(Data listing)
------------------------------------------------------------
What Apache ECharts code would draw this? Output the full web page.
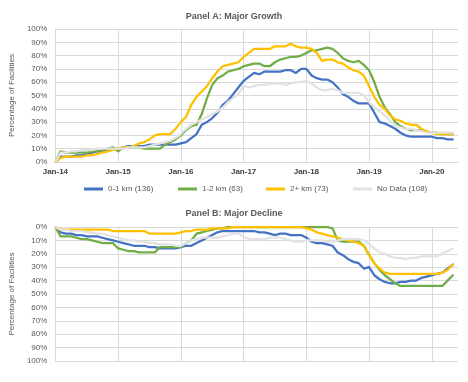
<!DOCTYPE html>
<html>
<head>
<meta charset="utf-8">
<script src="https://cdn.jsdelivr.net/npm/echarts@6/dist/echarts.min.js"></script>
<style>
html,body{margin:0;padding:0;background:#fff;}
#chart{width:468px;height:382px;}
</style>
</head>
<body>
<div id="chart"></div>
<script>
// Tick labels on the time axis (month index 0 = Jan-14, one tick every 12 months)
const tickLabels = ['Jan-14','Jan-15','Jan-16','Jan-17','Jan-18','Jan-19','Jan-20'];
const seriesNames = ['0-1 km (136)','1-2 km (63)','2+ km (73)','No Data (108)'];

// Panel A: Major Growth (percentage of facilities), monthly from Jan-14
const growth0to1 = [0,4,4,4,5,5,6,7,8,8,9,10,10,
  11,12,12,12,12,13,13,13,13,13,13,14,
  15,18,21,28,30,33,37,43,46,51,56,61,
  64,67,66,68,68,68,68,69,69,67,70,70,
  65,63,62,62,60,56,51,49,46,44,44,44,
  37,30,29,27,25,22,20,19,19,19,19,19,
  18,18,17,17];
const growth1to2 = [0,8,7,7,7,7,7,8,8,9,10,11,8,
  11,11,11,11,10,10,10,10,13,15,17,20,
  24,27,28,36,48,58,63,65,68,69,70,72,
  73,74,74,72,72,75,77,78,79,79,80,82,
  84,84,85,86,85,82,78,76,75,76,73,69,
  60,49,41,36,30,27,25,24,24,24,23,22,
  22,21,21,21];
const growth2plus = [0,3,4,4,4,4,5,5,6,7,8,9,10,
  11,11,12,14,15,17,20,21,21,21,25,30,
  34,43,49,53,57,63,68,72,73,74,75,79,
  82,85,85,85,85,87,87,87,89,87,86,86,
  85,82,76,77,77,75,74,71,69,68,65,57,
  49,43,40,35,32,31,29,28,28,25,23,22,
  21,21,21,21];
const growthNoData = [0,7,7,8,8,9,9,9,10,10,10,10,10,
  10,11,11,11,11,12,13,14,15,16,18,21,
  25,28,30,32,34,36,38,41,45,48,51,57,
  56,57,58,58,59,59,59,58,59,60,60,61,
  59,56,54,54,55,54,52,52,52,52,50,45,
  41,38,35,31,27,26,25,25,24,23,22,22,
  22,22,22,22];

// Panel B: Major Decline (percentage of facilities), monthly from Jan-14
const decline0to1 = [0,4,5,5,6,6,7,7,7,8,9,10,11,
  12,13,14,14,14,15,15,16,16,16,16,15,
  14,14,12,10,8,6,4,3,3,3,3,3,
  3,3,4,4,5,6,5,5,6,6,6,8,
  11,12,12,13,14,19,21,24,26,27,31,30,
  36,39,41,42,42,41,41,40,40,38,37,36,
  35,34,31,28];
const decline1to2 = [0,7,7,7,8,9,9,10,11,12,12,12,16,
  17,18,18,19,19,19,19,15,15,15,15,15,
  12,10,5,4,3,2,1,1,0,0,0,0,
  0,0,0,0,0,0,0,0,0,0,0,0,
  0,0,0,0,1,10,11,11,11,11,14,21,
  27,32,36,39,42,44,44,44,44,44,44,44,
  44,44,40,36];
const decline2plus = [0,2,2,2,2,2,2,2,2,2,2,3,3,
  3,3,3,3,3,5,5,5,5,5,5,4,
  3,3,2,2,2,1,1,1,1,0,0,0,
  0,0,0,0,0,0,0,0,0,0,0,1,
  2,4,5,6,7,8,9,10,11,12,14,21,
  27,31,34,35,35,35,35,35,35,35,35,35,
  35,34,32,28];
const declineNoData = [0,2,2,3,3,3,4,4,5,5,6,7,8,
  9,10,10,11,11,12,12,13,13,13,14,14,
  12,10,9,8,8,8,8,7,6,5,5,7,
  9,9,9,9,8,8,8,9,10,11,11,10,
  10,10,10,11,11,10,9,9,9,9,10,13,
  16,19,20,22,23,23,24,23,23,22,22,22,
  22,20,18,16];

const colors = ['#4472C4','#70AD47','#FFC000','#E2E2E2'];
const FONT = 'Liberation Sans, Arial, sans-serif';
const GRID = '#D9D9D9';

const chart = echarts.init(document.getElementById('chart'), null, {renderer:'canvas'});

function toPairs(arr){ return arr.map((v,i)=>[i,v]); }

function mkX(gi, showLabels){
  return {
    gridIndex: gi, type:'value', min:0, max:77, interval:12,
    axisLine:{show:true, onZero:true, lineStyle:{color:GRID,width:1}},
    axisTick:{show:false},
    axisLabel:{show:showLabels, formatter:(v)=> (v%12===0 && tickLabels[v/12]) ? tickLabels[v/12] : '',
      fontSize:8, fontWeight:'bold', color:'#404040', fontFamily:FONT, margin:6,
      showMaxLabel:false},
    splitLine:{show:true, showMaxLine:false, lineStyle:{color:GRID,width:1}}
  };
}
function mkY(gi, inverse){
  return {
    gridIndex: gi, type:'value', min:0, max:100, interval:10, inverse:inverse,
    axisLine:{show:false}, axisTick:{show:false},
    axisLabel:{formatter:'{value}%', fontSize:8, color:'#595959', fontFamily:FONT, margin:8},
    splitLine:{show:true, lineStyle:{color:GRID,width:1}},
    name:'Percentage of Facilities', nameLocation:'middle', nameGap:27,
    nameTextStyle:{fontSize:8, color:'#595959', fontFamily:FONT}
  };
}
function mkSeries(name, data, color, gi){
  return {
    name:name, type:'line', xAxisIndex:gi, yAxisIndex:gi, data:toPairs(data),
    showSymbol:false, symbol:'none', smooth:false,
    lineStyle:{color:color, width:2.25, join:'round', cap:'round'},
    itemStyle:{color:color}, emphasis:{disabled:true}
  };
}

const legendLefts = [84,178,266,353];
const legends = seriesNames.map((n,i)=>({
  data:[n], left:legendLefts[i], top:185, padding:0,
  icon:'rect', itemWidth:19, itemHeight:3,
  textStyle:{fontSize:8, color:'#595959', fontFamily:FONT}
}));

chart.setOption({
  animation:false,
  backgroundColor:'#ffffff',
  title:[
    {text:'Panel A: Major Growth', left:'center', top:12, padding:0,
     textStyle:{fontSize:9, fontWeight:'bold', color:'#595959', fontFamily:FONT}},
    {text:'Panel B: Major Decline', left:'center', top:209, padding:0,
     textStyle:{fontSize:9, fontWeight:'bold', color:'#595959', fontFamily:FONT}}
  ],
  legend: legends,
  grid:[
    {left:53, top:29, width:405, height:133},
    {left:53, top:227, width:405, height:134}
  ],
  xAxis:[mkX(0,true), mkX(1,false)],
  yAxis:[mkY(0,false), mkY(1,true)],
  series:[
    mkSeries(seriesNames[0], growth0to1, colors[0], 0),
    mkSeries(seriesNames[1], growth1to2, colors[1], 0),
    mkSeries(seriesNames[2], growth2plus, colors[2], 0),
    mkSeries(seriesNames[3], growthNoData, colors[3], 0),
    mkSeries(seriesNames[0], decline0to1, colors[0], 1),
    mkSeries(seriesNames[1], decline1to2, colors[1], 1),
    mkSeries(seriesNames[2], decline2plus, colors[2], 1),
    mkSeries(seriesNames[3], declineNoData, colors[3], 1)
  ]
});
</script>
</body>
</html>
------------------------------------------------------------
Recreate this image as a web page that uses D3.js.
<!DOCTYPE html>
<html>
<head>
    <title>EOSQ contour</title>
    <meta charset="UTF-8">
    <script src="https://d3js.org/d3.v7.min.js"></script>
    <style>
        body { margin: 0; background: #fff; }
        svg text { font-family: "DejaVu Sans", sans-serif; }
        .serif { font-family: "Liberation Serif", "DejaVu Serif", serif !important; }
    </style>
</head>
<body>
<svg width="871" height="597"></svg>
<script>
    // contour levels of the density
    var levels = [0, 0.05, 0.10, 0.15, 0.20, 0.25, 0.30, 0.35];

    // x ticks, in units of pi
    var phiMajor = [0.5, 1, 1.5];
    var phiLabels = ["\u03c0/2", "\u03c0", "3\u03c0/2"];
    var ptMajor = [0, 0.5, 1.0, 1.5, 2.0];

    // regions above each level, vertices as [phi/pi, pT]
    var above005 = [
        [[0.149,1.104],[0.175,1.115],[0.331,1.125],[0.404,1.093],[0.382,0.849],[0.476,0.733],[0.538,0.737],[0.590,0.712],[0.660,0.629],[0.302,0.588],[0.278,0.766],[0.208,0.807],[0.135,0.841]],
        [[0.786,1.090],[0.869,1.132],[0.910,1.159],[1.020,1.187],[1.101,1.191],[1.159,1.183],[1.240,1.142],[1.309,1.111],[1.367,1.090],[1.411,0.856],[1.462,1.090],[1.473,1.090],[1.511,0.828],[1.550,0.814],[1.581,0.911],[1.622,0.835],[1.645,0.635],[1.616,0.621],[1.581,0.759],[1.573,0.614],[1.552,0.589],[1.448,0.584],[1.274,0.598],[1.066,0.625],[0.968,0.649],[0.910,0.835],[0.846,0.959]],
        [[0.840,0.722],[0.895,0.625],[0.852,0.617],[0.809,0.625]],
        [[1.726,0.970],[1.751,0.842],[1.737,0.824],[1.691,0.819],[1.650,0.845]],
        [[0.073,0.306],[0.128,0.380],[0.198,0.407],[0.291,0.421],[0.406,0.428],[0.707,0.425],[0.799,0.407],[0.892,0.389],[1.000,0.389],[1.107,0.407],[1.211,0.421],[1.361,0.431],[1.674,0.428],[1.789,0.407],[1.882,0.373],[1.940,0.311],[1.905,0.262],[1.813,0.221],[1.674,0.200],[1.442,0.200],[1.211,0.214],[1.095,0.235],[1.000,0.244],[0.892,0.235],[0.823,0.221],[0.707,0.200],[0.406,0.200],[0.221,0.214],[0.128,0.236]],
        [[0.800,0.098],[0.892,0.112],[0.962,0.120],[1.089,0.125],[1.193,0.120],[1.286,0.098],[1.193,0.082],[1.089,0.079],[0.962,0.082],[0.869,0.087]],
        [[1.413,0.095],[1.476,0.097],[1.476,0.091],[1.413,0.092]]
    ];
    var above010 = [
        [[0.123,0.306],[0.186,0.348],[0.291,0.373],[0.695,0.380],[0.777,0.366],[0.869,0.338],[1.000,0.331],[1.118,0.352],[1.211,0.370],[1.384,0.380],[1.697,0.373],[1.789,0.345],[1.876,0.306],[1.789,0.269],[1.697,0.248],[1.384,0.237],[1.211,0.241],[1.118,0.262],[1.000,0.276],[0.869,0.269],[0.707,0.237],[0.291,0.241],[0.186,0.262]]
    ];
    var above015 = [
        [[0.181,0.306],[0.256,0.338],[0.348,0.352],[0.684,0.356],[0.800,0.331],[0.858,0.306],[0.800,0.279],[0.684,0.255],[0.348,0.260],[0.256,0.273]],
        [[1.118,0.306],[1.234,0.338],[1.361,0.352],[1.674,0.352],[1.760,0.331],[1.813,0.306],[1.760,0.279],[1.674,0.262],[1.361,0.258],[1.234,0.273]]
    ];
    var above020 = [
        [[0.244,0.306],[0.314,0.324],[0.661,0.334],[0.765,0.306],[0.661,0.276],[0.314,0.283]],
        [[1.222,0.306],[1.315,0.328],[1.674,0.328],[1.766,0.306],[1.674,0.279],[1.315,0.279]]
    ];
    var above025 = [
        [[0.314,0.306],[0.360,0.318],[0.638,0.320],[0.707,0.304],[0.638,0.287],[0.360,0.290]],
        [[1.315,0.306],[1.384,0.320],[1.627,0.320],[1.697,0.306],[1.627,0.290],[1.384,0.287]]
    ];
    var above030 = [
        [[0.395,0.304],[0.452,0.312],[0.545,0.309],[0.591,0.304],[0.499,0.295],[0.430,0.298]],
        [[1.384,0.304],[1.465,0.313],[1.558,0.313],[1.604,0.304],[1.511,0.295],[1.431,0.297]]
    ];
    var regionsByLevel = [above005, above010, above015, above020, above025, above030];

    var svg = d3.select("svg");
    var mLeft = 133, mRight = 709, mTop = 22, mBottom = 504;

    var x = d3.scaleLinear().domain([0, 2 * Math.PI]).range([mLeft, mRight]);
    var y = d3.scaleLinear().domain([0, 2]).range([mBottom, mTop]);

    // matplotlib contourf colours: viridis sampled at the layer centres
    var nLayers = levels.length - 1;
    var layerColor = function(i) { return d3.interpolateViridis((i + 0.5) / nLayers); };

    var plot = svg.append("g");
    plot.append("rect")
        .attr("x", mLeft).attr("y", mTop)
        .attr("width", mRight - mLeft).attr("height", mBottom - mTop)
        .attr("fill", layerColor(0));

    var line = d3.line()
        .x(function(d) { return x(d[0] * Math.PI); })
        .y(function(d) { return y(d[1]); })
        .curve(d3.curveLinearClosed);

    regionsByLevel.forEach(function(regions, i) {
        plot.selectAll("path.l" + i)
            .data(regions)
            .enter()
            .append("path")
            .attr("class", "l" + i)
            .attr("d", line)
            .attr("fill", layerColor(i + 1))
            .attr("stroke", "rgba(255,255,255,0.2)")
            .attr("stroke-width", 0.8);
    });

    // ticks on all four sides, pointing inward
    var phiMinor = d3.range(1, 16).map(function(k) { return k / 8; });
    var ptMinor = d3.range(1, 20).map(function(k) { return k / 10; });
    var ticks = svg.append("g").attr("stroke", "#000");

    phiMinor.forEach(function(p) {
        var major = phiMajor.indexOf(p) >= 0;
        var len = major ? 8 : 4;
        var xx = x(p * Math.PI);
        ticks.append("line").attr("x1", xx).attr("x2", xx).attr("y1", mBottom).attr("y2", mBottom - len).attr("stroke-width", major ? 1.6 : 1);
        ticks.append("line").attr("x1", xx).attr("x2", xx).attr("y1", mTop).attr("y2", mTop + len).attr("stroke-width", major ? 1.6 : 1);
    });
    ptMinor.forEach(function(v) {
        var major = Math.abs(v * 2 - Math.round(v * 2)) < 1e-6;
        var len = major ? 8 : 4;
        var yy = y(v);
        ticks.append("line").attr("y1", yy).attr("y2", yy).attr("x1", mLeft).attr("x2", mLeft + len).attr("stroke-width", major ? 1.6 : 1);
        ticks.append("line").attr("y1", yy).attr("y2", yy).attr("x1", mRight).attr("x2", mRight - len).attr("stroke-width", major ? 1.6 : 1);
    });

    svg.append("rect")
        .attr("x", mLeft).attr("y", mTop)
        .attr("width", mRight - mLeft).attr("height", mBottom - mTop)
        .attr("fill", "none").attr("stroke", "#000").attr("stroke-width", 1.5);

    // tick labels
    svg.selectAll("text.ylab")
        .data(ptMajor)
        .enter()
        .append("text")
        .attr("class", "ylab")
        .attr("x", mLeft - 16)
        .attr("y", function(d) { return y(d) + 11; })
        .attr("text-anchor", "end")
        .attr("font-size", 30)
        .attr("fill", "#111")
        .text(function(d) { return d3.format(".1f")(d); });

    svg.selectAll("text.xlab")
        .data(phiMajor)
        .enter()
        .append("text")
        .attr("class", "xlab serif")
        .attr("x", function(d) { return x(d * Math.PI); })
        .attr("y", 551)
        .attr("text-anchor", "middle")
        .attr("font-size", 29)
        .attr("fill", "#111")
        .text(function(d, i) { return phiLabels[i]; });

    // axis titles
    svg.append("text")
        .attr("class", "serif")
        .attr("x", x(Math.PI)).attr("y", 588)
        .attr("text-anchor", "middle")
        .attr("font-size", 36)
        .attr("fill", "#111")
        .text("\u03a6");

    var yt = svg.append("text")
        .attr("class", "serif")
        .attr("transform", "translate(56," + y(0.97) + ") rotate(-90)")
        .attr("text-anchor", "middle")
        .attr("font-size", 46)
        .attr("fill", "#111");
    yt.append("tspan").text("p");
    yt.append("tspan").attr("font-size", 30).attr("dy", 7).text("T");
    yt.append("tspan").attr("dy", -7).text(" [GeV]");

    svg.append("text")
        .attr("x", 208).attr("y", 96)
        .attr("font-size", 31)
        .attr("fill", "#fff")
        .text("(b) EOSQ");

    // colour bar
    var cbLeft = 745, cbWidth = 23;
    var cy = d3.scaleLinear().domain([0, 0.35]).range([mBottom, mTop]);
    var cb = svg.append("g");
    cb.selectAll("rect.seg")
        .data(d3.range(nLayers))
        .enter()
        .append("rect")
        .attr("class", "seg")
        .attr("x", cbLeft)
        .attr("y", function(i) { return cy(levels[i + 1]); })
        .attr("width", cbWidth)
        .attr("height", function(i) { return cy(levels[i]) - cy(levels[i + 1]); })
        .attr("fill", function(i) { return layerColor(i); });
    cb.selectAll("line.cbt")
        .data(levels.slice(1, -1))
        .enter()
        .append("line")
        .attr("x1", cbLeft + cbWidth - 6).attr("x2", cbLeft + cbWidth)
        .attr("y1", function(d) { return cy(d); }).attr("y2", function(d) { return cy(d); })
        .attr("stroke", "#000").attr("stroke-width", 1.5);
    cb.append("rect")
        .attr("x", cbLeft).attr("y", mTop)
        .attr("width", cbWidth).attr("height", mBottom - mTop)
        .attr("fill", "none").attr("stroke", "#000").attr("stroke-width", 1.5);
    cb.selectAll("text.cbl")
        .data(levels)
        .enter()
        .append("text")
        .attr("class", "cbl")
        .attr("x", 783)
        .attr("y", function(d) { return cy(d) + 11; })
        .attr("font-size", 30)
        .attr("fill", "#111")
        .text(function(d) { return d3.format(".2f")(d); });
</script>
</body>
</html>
------------------------------------------------------------
* _Exercise requirements_: Omit all pictures, and reproduce exactly the lines from the one holding "What Apache ECharts" through the one holding "const seriesNames = ['0-1", both included.

* _Solution to this exercise_:
What Apache ECharts code would draw this? Output the full web page.
<!DOCTYPE html>
<html>
<head>
<meta charset="utf-8">
<script src="https://cdn.jsdelivr.net/npm/echarts@6/dist/echarts.min.js"></script>
<style>
html,body{margin:0;padding:0;background:#fff;}
#chart{width:468px;height:382px;}
</style>
</head>
<body>
<div id="chart"></div>
<script>
// Tick labels on the time axis (month index 0 = Jan-14, one tick every 12 months)
const tickLabels = ['Jan-14','Jan-15','Jan-16','Jan-17','Jan-18','Jan-19','Jan-20'];
const seriesNames = ['0-1 km (136)','1-2 km (63)','2+ km (73)','No Data (108)'];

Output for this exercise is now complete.